From Asia to Europe to America, a mosque is a foremost place for Muslims to worship. It, in many ways, is the quintessential Islamic building. The mosque, Masjid in Arabic, means “place of prostration” and is a modest effort to recreate pure divine presence on earth.

Throughout history, mosques have been used for offering prayer, study of Islam or as a place to meditate and relax. Mosques differ from region to region in terms of size and design, depending upon the density of Muslim population in that area. Muslims in the past and even in the present hire local artisans and architects to build and beautify mosques. Though the designs may vary depending upon the culture the mosque is built in, some features stay essentially the same.

Every mosque has a mihrab, a niche in the wall that indicates the direction of Qibla, towards which the Muslims pray. A minbar (pulpit) is also commonly found in mosques which is used by an Islamic scholar to deliver religious sermons and speeches.

The home of the Prophet Muhammad (pbuh) is considered to be the first mosque of Islam; a typical 7th Century Arabian house, with a courtyard surrounded by rooms supported by columns in Madina. This was the style adopted by Arabs to build mosques for centuries. With the advent of technology and infusion of modernism, the architecture for mosques changed considerably.

Let’s look at some of the present day famous mosques from around the world.


1-Masjid-al Haram

Masjid-al Haram, the largest mosque in the world, was built around Ka’aba. It has been modified and extended several times under the reign of various Muslims rulers. The present design with Ka’aba enclosed in the centre of the mosque is based on the rebuilding ordered by Abbasid Caliph Al-Mahdi.


2.Masjid-e-Nabawi

Masjid-e-Nabawi was established by Prophet Muhammad (PBUH) himself, upon his migration from Mecca to Madina. It is the second largest mosque in the world after Masjid-al Haram.


3.Sheikh Zayed Mosque

Sheikh Zayed Mosque, situated in Abu Dhabi, is world’s third largest mosque after the ones in Mecca and Madina. It was named after its owner Sheikh Zayed Al Nahyan. Built to strengthen Islamic culture, the mosque also serves as the last resting place for Sheikh Zayed.


4.Qolsharif Mosque

The Qolsharif Mosque, situated in Russia (Kazan), is the main centre for all islamic activities and religious enlightenment. It is the biggest mosque in Russia and Europe (outside of Turkey). It is a re-creation of a multi-minaret Mosque in the capital of Khanate of Kazan which was destroyed in 1552 by the army of Ivan.


5.Ummayad Mosque 

The Umayyad mosque also known as the Great Mosque of Damascus is the oldest stone Mosque that still stands today. It was built in 705-715 by the Umayyad Caliph Al-Walid 1.


6.Badshahi Mosque

Photo by: Ujphotos via Wikimedia Commons

The Badshahi Mosque, also known as the “Emperor’s Mosque” is located in the heart of Lahore. It was built by Mughal Emperor Aurangzeb in 1673 and is one of the most significant landmarks of the city.


7.Nur Astana Mosque

Nur Astana Mosque, situated in the capital of Kazakhstan, Astana, is the third largest mosque in Central Asia. It was constructed in 2005 and is an exquisite sight with its geometrical patterning and contrasting colours of Blue, white, red and gold.

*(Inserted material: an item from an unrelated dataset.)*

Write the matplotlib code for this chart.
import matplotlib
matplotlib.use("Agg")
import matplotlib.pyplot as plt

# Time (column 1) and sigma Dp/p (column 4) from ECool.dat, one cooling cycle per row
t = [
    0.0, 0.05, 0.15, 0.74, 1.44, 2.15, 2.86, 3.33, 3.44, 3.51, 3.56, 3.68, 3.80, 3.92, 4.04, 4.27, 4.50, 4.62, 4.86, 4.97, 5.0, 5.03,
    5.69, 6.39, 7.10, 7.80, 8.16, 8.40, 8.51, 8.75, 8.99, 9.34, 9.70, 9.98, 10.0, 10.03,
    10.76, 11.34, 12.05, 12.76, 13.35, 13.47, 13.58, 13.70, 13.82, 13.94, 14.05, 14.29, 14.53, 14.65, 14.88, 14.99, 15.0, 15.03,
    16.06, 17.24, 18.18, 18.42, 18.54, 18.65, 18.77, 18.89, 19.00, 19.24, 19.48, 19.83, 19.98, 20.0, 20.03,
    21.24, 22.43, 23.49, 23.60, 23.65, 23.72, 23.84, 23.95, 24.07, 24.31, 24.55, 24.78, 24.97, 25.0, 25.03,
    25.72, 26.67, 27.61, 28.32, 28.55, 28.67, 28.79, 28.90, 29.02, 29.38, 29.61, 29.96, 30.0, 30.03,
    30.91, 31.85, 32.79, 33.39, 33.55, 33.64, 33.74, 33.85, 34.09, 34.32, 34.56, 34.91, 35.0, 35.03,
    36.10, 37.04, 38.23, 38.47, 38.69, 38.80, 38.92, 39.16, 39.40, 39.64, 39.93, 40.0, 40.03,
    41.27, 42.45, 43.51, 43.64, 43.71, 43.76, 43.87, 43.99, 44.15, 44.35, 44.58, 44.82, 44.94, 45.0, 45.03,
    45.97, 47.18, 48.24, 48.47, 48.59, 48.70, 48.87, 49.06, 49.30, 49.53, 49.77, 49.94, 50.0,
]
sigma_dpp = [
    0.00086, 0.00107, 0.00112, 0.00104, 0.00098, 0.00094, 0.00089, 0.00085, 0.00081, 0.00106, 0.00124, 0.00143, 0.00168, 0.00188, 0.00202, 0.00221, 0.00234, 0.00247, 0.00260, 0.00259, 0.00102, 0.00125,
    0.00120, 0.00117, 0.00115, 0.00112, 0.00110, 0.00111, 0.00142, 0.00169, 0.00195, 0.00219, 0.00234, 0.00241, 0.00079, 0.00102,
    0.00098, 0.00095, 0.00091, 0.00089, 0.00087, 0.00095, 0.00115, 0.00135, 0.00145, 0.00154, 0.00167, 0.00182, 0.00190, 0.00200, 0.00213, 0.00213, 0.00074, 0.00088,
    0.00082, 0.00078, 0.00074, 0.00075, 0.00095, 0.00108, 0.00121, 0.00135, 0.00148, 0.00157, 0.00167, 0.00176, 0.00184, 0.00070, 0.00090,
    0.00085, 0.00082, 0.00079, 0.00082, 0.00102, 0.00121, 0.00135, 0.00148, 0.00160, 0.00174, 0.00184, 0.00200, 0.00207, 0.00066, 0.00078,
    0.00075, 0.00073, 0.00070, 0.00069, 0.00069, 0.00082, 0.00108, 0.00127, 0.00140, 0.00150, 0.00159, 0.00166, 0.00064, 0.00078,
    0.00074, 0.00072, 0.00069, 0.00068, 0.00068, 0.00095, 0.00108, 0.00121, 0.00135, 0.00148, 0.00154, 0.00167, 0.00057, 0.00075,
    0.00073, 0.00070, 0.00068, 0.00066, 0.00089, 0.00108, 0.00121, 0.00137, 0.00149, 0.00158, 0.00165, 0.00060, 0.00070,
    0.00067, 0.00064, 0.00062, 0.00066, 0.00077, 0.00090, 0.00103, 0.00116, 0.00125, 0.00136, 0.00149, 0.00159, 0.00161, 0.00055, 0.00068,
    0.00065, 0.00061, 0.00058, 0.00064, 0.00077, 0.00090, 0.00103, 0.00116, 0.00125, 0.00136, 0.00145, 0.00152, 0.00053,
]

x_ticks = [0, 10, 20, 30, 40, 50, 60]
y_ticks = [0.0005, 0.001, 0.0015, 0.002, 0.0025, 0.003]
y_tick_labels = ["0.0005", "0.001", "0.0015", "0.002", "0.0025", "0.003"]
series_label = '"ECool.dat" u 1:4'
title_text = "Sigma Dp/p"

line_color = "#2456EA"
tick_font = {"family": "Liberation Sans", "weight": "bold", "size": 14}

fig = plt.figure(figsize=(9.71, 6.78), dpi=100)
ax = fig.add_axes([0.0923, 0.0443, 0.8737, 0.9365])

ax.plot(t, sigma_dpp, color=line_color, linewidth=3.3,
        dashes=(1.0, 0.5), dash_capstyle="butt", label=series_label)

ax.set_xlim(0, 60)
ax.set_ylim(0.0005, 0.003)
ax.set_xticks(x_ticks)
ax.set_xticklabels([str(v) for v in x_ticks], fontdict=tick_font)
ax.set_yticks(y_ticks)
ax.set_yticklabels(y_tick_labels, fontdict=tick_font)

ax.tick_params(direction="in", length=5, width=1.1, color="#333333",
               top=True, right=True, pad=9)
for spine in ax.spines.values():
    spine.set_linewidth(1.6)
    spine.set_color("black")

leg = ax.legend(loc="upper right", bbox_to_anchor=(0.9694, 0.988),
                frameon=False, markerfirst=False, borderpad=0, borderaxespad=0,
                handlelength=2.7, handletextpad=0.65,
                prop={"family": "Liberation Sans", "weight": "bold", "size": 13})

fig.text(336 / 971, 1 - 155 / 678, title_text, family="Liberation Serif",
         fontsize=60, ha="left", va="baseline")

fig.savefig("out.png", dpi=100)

8.Siddiqa Fatima Zahra Mosque

Siddiqa Fatima Zahra Mosque, situated in Kuwait near Kuwait International Airport, resembles Taj Mahal in India. Built in 2011, the mosque occupies an area of 3200 square meters and can hold 4000 worshippers at a time.


9.The Blue Mosque

A popular tourist site and historically known as the blue mosque is located in Istanbul, Turkey. The mosque is also known as the Sultan Ahmed mosque, since it was built between years 1609 and 1616, in the reign of Ahmed I. The mosque remains open for visitors and tourists except for the congregation time, for about half an hour for each prayer.


10.Akhmad Kadyrov Mosque

Akhmad Kadyrov Mosque, located in Gronza, capital of Chechnya, is officially known as the Heart of Chechnya. It is one of the largest mosques in Russia. It is named after Akhmad Kadyrov, who commissioned the construction. The mosque was officially in 2008 where the Chechen leader spoke in presence of the Russian leader Vladimir Putin.